The idea is that the morning after, rather than waking up blind, a GridCloud operator would have an option: to use GridCloud itself as a backup SCADA solution.  The system experts could data mine to understand what the bad guys just did, and to inventory the damage and identify healthy aspects of the system.  Maybe the exploit against the nuclear reactor left a recognizable signature in the power grid itself: if so, GridCloud would have seen it prior to the crash, and archived it.  Moreover, since terrorists really do engage in repeated dry runs, maybe they tried out the same idea in the past: we can data mine to see when and how they did it, and perhaps even to figure out who within the ISO staff might have helped them.  Plus, we can then look for evidence of similar dry runs at other nuclear plants -- finding them would validate keeping those plants offline, but not seeing signs of trouble could reassure the owners enough to restart the ones that haven't been compromised.

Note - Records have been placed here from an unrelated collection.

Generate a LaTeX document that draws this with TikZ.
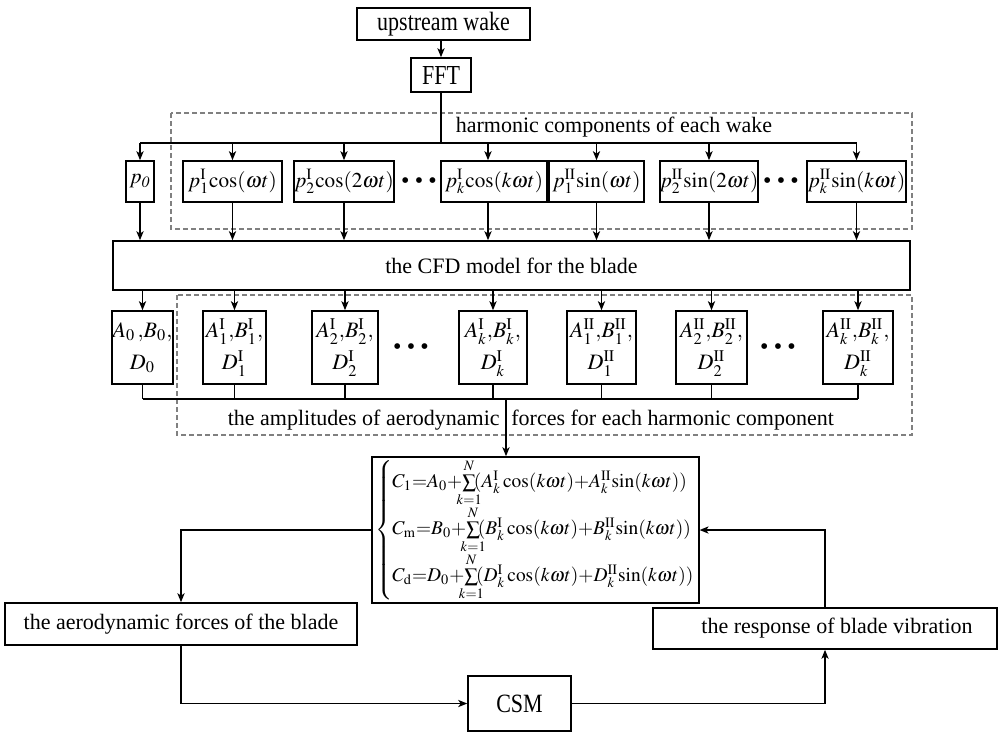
\documentclass[tikz,border=0pt]{standalone}
\usepackage{mathptmx}
\usepackage{mathtools}
\usepackage[no-math]{fontspec}
\setmainfont{Liberation Serif}
\usepackage{graphicx}
\usetikzlibrary{arrows.meta,calc}
\definecolor{dashgray}{RGB}{128,128,128}
\newcommand{\mysum}{\!\sum\limits_{\mathclap{k=1}}^{N}\!}
\newcommand{\threedots}{\textbullet\hspace{2.6pt}\textbullet\hspace{2.6pt}\textbullet}
\begin{document}
\begin{tikzpicture}[x=0.5pt,y=-0.5pt,
  box/.style={draw, line width=0.8pt, inner sep=0pt, align=center, font=\fontsize{11}{13}\selectfont},
  rowone/.style={box, font=\fontsize{10.6}{13}\selectfont, minimum height=20.5pt},
  twoline/.style={box, font=\fontsize{11}{16}\selectfont},
  dashbox/.style={draw=dashgray, dash pattern=on 2.5pt off 1.5pt, line width=0.8pt},
  arr/.style={-{Stealth[length=4.5pt,width=3.6pt,inset=1.2pt]}, line width=0.7pt},
  ln/.style={line width=0.7pt},
  lbl/.style={font=\fontsize{11}{13}\selectfont, inner sep=0pt},
  dotsnode/.style={font=\fontsize{12}{13}\selectfont, inner sep=0pt}]
\useasboundingbox (0,0) rectangle (1004,736);

% dashed groups
\draw[dashbox] (171,113) rectangle (912,229);
\draw[dashbox] (177,295) rectangle (912,435);

% top
\node[box, minimum width=86.5pt, minimum height=16pt] (up) at (443.5,24) {\scalebox{1}[1.2]{upstream wake}};
\node[box, minimum width=30pt, minimum height=17pt] (fft) at (441,75) {\scalebox{1}[1.25]{FFT}};
\node[lbl] (hlab) at (614,127) {harmonic components of each wake};

% row 1
\node[rowone, minimum width=14pt] (p0) at (140,181.5) {$p_{\mathit{0}}$};
\node[rowone, minimum width=49.5pt] (c1) at (232.5,181.5) {$p_1^{\mathrm{I}}\mathrm{cos}(\omega t)$};
\node[rowone, minimum width=50pt] (c2) at (344,181.5) {$p_2^{\mathrm{I}}\mathrm{cos}(2\omega t)$};
\node[dotsnode] (d1) at (419,183) {\threedots};
\node[rowone, minimum width=53pt] (ck) at (494,181.5) {$p_k^{\mathrm{I}}\mathrm{cos}(k\omega t)$};
\node[rowone, minimum width=47.5pt] (s1) at (596.5,181.5) {$p_1^{\mathrm{II}}\mathrm{sin}(\omega t)$};
\node[rowone, minimum width=48pt] (s2) at (709,181.5) {$p_2^{\mathrm{II}}\mathrm{sin}(2\omega t)$};
\node[dotsnode] (d2) at (781,183) {\threedots};
\node[rowone, minimum width=49.5pt] (sk) at (856.5,181.5) {$p_k^{\mathrm{II}}\mathrm{sin}(k\omega t)$};

% CFD
\node[box, minimum width=398.5pt, minimum height=24.5pt] (cfd) at (511.5,265.5) {the CFD model for the blade};

% row 2
\node[twoline, minimum width=30.5pt, minimum height=36.5pt] (a0) at (142.5,347.5) {$A_0\,{,}B_0{,}$\\$D_0$};
\node[twoline, minimum width=31.5pt, minimum height=36.5pt] (a1) at (234.5,347.5) {$A_1^{\mathrm{I}}{,}B_1^{\mathrm{I}}{,}$\\$D_1^{\mathrm{I}}$};
\node[twoline, minimum width=33pt, minimum height=36.5pt] (a2) at (345,347.5) {$A_2^{\mathrm{I}}{,}B_2^{\mathrm{I}}{,}$\\$D_2^{\mathrm{I}}$};
\node[dotsnode] (d3) at (411,349) {\threedots};
\node[twoline, minimum width=34pt, minimum height=36.5pt] (ak) at (493,347.5) {$A_k^{\mathrm{I}}{,}B_k^{\mathrm{I}}{,}$\\$D_k^{\mathrm{I}}$};
\node[twoline, minimum width=34.5pt, minimum height=36.5pt] (b1) at (601.5,347.5) {$A_1^{\mathrm{II}}{,}B_1^{\mathrm{II}}{,}$\\$D_1^{\mathrm{II}}$};
\node[twoline, minimum width=35.5pt, minimum height=36.5pt] (b2) at (711.5,347.5) {$A_2^{\mathrm{II}}{,}B_2^{\mathrm{II}}{,}$\\$D_2^{\mathrm{II}}$};
\node[dotsnode] (d4) at (778,349) {\threedots};
\node[twoline, minimum width=35pt, minimum height=36.5pt] (bk) at (858,347.5) {$A_k^{\mathrm{II}}{,}B_k^{\mathrm{II}}{,}$\\$D_k^{\mathrm{II}}$};

\node[lbl, anchor=east] (alab1) at (500,420) {the amplitudes of aerodynamic};
\node[lbl, anchor=west] (alab2) at (511,420) {forces for each harmonic component};

% equation box
\node[box, minimum width=158.5pt, minimum height=73pt, inner xsep=1.5pt, font=\fontsize{9.7}{12}\selectfont] (eq) at (535.5,530) {$\left\{\begin{array}{@{}l@{}}
C_{1}{=}A_0{+}\mysum(A_k^{\mathrm{I}}\cos(k\omega t){+}A_k^{\mathrm{II}}\mathrm{sin}(k\omega t))\\[1.5pt]
C_{\mathrm{m}}{=}B_0{+}\mysum(B_k^{\mathrm{I}}\cos(k\omega t){+}B_k^{\mathrm{II}}\mathrm{sin}(k\omega t))\\[1.5pt]
C_{\mathrm{d}}{=}D_0{+}\mysum(D_k^{\mathrm{I}}\cos(k\omega t){+}D_k^{\mathrm{II}}\mathrm{sin}(k\omega t))
\end{array}\right.$};

% bottom
\node[box, minimum width=176pt, minimum height=21pt] (aero) at (181,624) {the aerodynamic forces of the blade};
\node[box, minimum width=172pt, minimum height=20.5pt] (resp) at (825,628.5) {\hspace*{12pt}the response of blade vibration};
\node[box, minimum width=51.5pt, minimum height=27.5pt] (csm) at (519.5,703.5) {\scalebox{1}[1.2]{CSM}};

% connectors top
\coordinate (brL) at (140,143);
\coordinate (brR) at (857,143);
\draw[arr] (up.south -| fft.north) -- (fft.north);
\draw[ln] (fft.south) -- (fft.south |- brL);
\draw[ln] (brL) -- (brR);
\foreach \n in {p0,c1,c2,s1,s2,sk}{
  \draw[arr] (\n.north |- brL) -- (\n.north);
  \draw[arr] (\n.south) -- (\n.south |- cfd.north);
}
\draw[arr] ([xshift=-3pt]ck.north |- brL) -- ([xshift=-3pt]ck.north);
\draw[arr] ([xshift=-3pt]ck.south) -- ([xshift=-3pt]ck.south |- cfd.north);

% connectors row 2
\coordinate (colL) at (140,399);
\foreach \n in {a0,a1,a2,ak,b1,b2,bk}{
  \draw[arr] (\n.north |- cfd.south) -- (\n.north);
  \draw[ln] (\n.south) -- (\n.south |- colL);
}
\draw[ln] (a0.south |- colL) -- (bk.south |- colL);
\coordinate (tap) at (506,399);
\draw[arr] (tap) -- (tap |- eq.north);

% bottom loop
\draw[arr] (eq.west) -- (eq.west -| aero.north) -- (aero.north);
\draw[arr] (aero.south) -- (aero.south |- csm.west) -- (csm.west);
\draw[arr] (csm.east) -- (csm.east -| resp.south) -- (resp.south);
\draw[arr] (resp.north) -- (resp.north |- eq.east) -- (eq.east);
\end{tikzpicture}
\end{document}
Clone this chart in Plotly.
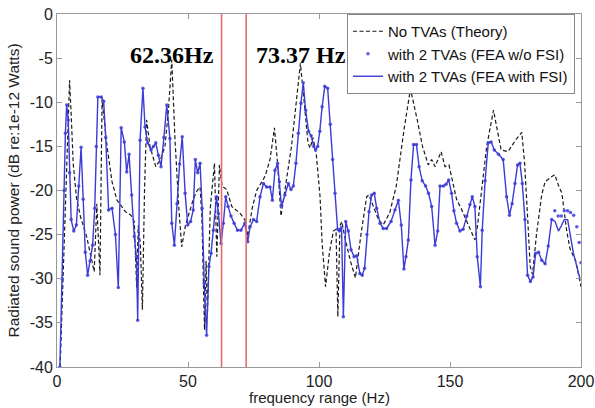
import plotly.graph_objects as go

# ---- data ----
theory_x = [1.2, 2.5, 3.5, 4.0, 4.8, 5.5, 6.2, 7.5, 9.0, 11.3, 12.7, 14.2, 15.2, 16.4, 17.2, 19.1, 21.0, 22.9,
            26.1, 28.2, 29.5, 30.4, 31.0, 31.8, 32.6, 33.4, 34.2, 35.5, 37.7, 39.5, 41.2, 42.5, 43.8, 45.0,
            46.5, 47.6, 49.0, 50.5, 52.0, 53.5, 54.6, 55.3, 56.3, 56.9, 57.4, 58.5, 60.1, 61.0, 62.0, 63.0,
            64.8, 66.7, 69.9, 71.7, 72.8, 74.5, 76.2, 79.4, 81.3, 83.0, 84.2, 85.5, 87.0, 89.5, 91.5, 92.9,
            94.2, 95.8, 96.6, 97.7, 99.0, 100.4, 101.2, 102.5, 104.0, 105.5, 106.5, 107.2, 108.0, 108.7,
            110.0, 112.0, 113.9, 116.0, 118.2, 119.1, 121.0, 122.7, 124.5, 127.0, 129.5, 131.0, 132.5,
            134.9, 136.5, 137.5, 139.5, 141.7, 143.0, 144.3, 146.6, 148.1, 149.6, 151.0, 152.5, 154.5,
            157.0, 159.5, 160.5, 162.0, 164.0, 166.6, 168.0, 169.5, 172.1, 175.0, 177.4, 178.5, 179.8,
            180.6, 181.5, 183.0, 185.0, 186.3, 188.5, 190.0, 191.5, 192.7, 194.5, 195.8, 198.0, 200.0]
theory_y = [-40, -28, -17, -12.5, -7.5, -12, -17, -21, -23, -25.2, -27.1, -29.2, -21.5, -29.6, -9.7, -15.0, -19.0, -21.1,
            -22.4, -22.8, -23.5, -31, -24, -26, -33.5, -20, -12.0, -15.0, -17.3, -16.5, -15.0, -11.0, -5.2, -14,
            -22, -26.4, -24, -22.5, -21, -20, -19.6, -23, -35.8, -28, -34, -22, -16.9, -27.5, -17.1, -19.5,
            -19.9, -21.8, -22.6, -23.3, -25.2, -22, -20.0, -18.4, -16.5, -12.9, -17, -22.9, -19.9, -15, -9.5, -5.6,
            -9.5, -14.6, -15.2, -14.0, -16.0, -20.7, -26, -30.9, -27, -24.6, -24.4, -34.3, -24, -23.5,
            -25.5, -28, -29.9, -25, -20.7, -20.5, -22, -23.3, -23.9, -22.5, -19.5, -16, -13.0,
            -8.5, -10.5, -12.0, -15.0, -17.1, -16.5, -17.3, -15.6, -17.3, -17.1, -19, -21, -22.2,
            -24, -25.6, -24, -20, -15, -10.9, -13, -15.4, -15.6, -14.3, -13.4, -17, -24,
            -28.6, -29.5, -25, -20.5, -19.0, -18.5, -18.2, -19.5, -20.3, -24.5, -26.6, -28, -30.9]

fsi_x = [1.1, 2.0, 2.7, 3.2, 3.7, 4.3, 4.8, 5.4, 6.4, 7.4, 8.3, 9.2, 10.0, 10.8, 11.7, 12.6, 13.6, 14.4, 15.0,
         15.6, 16.9, 17.8, 18.6, 19.7, 21.0, 22.3, 23.4, 24.5, 25.7, 26.6, 27.5, 28.5, 29.5, 30.3, 30.8,
         31.7, 32.8, 33.6, 34.6, 35.9, 36.8, 37.7, 38.7, 39.7, 40.8, 41.9, 43.1, 43.8, 44.8, 45.8, 46.8,
         47.8, 48.9, 49.9, 51.0, 52.0, 52.8, 53.7, 54.6, 55.4, 56.2, 57.1, 58.0, 58.8, 59.7, 60.9, 61.6,
         62.6, 63.5, 64.4, 65.3, 66.4, 67.6, 68.9, 70.2, 71.7, 72.8, 73.7, 75.0, 76.2, 77.5, 78.8, 80.0,
         81.3, 82.2, 83.2, 84.2, 84.9, 85.7, 87.0, 88.3, 89.3, 90.2, 91.2, 92.1, 93.1, 94.0, 94.9, 96.0,
         97.0, 98.0, 98.7, 99.5, 100.3, 101.2, 102.2, 103.3, 104.3, 105.2, 106.1, 107.1, 107.8, 108.6,
         109.3, 110.2, 111.2, 112.2, 113.4, 114.4, 115.6, 116.5, 117.4, 118.3, 119.1, 120.1, 121.1, 122.0,
         123.3, 124.5, 125.8, 127.5, 129.0, 130.3, 131.4, 132.4, 133.2, 134.1, 135.1, 136.1, 137.2, 138.2,
         139.4, 140.7, 141.8, 143.0, 144.3, 145.3, 146.2, 147.5, 148.5, 149.5, 150.6, 151.5, 152.5, 153.8,
         155.0, 156.4, 157.6, 158.5, 159.5, 160.4, 161.6, 162.3, 163.4, 164.6, 165.7, 166.9, 168.5, 170.3,
         171.6, 172.7, 173.7, 174.8, 175.8, 176.7, 177.6, 178.6, 179.6, 180.7, 181.7, 182.7, 183.8, 185.0,
         186.3, 187.5, 188.8, 190.1, 191.4, 192.5, 193.6, 194.9, 196.0, 197.1, 198.4, 199.7]
fsi_y = [-40, -30, -20, -13.5, -10.3, -12, -18, -23.3, -24.6, -23.9, -19.5, -15.1, -21, -27.0, -29.6, -28, -26.2, -22, -15,
         -9.4, -9.4, -9.9, -14, -22.2, -22.0, -25, -31.0, -12.9, -14.5, -17.9, -15.9, -20.5, -25.2, -27.5, -34.7,
         -14.3, -8.4, -12.8, -14.6, -15.4, -15.0, -14.6, -16.0, -17.3, -14.0, -10.3, -14.1, -23.7, -26.2, -21.5, -17.0,
         -13.9, -20.3, -23.9, -23.5, -22.2, -16.5, -18.0, -16.9, -22, -30.5, -36.4, -28.6, -27.1, -24.5, -20.7, -22.6,
         -26.0, -23.7, -20.7, -21.8, -22.9, -23.7, -24.5, -24.5, -23.7, -25.8, -24.1, -23.3, -23.5, -20.7, -19.2, -19.6,
         -19.6, -21.1, -17.7, -16.9, -19.0, -21.8, -20.5, -19.2, -19.9, -19.5, -16.9, -13.5, -10.1, -7.8, -10.9, -13.3,
         -13.8, -15.0, -15.4, -15.0, -13.3, -10.5, -8.2, -8.4, -12.5, -16.5, -20.3, -24.4, -24.6, -24.2,
         -34.3, -23.5, -24.6, -26.7, -27.5, -27.4, -29.4, -29.6, -28.8, -25, -22.4, -20.5, -20.3, -22.0,
         -23.7, -24.3, -24.3, -23.5, -22.2, -21.1, -23.9, -28.9, -27.5, -25.6, -18.8, -14.8, -14.8, -17.3,
         -18.9, -19.5, -20.3, -21.8, -26.2, -24.6, -19.5, -19.5, -19.3, -18.8, -20.3, -22.3, -23.7, -24.6,
         -24.4, -22.9, -21.6, -20.7, -21.8, -27.5, -30.9, -24.5, -18.9, -14.6, -14.5, -15.4, -15.9, -16.5,
         -20.7, -22.8, -21.5, -19.2, -17.1, -16.9, -19.2, -23.3, -29.6, -30.3, -29.8, -27.1, -27.0, -27.9,
         -28.3, -26.3, -23.3, -23.5, -24.6, -24.0, -23.3, -23.3, -25.0, -27.1, -28.6, -30.1]

# w/o FSI markers: identical to the FSI points up to 188.8 Hz, then separate tail values
wo_tail_x = [190.0, 191.3, 192.5, 193.6, 194.9, 196.0, 197.2, 198.4, 199.3, 200.0]
wo_tail_y = [-22.3, -22.9, -22.9, -22.3, -22.3, -22.5, -22.8, -24.1, -25.9, -28.2]
n_shared = fsi_x.index(188.8) + 1
wo_fsi_x = fsi_x[:n_shared] + wo_tail_x
wo_fsi_y = fsi_y[:n_shared] + wo_tail_y

# red marker lines (positions as drawn in the picture) and their labels
mark_line_x = [62.8, 72.2]
mark_labels = ["62.36Hz", "73.37 Hz"]
mark_label_x = [60.6, 75.3]
mark_label_y = -4.64

x_ticks = [0, 50, 100, 150, 200]
y_ticks = [0, -5, -10, -15, -20, -25, -30, -35, -40]

BLUE = "#3b3bd6"
FONT = "Liberation Sans"

fig = go.Figure()
fig.add_trace(go.Scatter(x=theory_x, y=theory_y, mode="lines", name="No TVAs (Theory)",
                         line=dict(color="#1a1a1a", width=1.2, dash="4px,2.5px")))
fig.add_trace(go.Scatter(x=wo_fsi_x, y=wo_fsi_y, mode="markers", name="with 2 TVAs (FEA w/o FSI)",
                         marker=dict(color="#5a5ae0", size=3.5)))
fig.add_trace(go.Scatter(x=fsi_x, y=fsi_y, mode="lines", name="with 2 TVAs (FEA with FSI)",
                         line=dict(color=BLUE, width=1.4)))

for f in mark_line_x:
    fig.add_shape(type="line", x0=f, x1=f, y0=-40, y1=0, xref="x", yref="y",
                  line=dict(color="#e86a6a", width=1.6))

fig.add_annotation(x=mark_label_x[0], y=mark_label_y, text="<b>" + mark_labels[0] + "</b>", showarrow=False,
                   xanchor="right", yanchor="middle",
                   font=dict(family="Liberation Serif", size=24, color="black"))
fig.add_annotation(x=mark_label_x[1], y=mark_label_y, text="<b>" + mark_labels[1] + "</b>", showarrow=False,
                   xanchor="left", yanchor="middle",
                   font=dict(family="Liberation Serif", size=24, color="black"))

# x-axis title as an annotation for precise placement
fig.add_annotation(x=0.5, y=-0.085, xref="paper", yref="paper", text="frequency range (Hz)",
                   showarrow=False, xanchor="center", yanchor="middle",
                   font=dict(family=FONT, size=15, color="#222"))

axis_common = dict(showline=True, linecolor="#999999", linewidth=1, mirror="allticks",
                   ticks="inside", ticklen=5, tickcolor="#999999", showgrid=False, zeroline=False,
                   automargin=False, ticklabeloverflow="allow",
                   tickfont=dict(family=FONT, size=16, color="#222"))

fig.update_xaxes(range=[0, 200], tickvals=x_ticks, ticktext=[str(v) for v in x_ticks], **axis_common)
fig.update_yaxes(range=[-40, 0], tickvals=y_ticks, ticktext=[str(v) for v in y_ticks],
                 title=dict(text="Radiated sound power (dB re:1e-12 Watts)",
                            font=dict(family=FONT, size=15.5, color="#222"), standoff=6),
                 **axis_common)

fig.update_layout(
    width=595, height=408,
    margin=dict(l=57, r=14, t=14, b=41),
    paper_bgcolor="white", plot_bgcolor="white",
    showlegend=True,
    legend=dict(x=0.9885, y=1.0, xanchor="right", yanchor="top",
                bgcolor="white", bordercolor="#888888", borderwidth=1,
                font=dict(family=FONT, size=15, color="#111"),
                itemwidth=30, tracegroupgap=0),
)

# remove the browser's default 8px body margin so the figure fills the window exactly
fig.write_html("out.html", config={"displayModeBar": False},
               post_script="document.body.style.margin='0';")
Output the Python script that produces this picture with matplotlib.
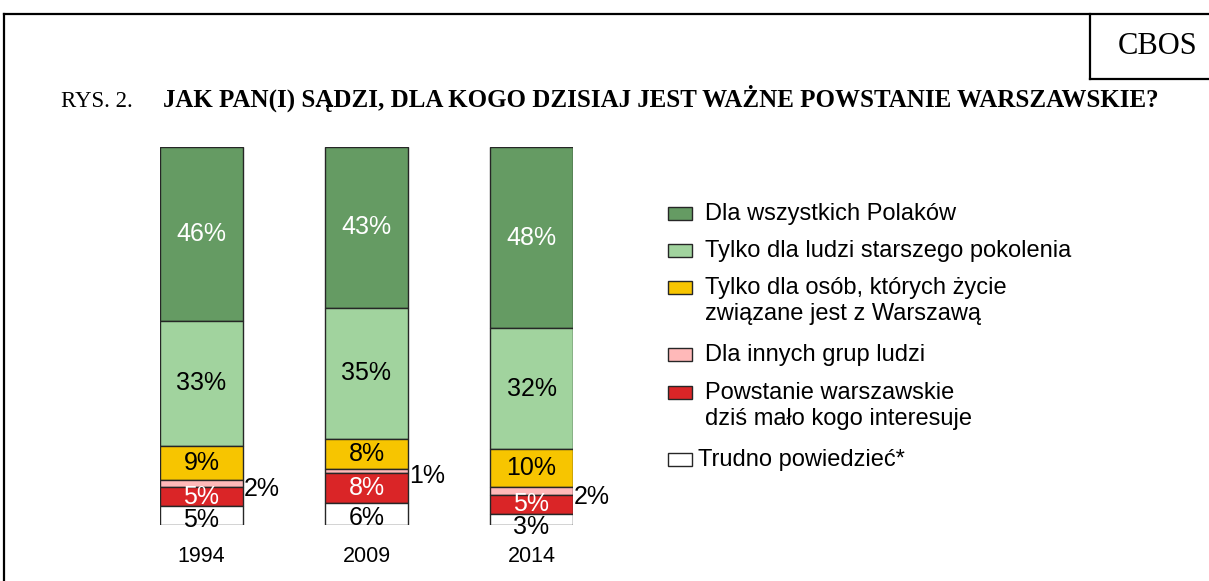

All in all, this kind of active response would give us a day-after capability that might get power back up and running far more quickly than without such a tool: maybe hours instead of days, or days instead of weeks.  We would reduce the risk of the whole event escalating into a war, because politicians with more knowledge of the facts are less likely to act reflexively on the basis of incomplete data or theories, and are far less likely to be tricked into blaming the wrong parties.

Could our backup solution be compromised, too?  Sure, but my belief is that each separate exploit that the attacker would need to successfully carry out diminishes the chance of a real success.  Tom Cruise can zipline into one control room, use his magic knock-out gas to incapacitate a few guards, and maybe plant one of his team members in the group that services the control room computers too.  But could he mount an exploit 20x more difficult, simply by virtue of needing to compromise more and more distinct systems, all watching one-another, all sensing divergences in view?  I doubt it.

So while GridCloud may sound like just one more layer of monitoring tool, actually having one more layer may be exactly what the doctor ordered.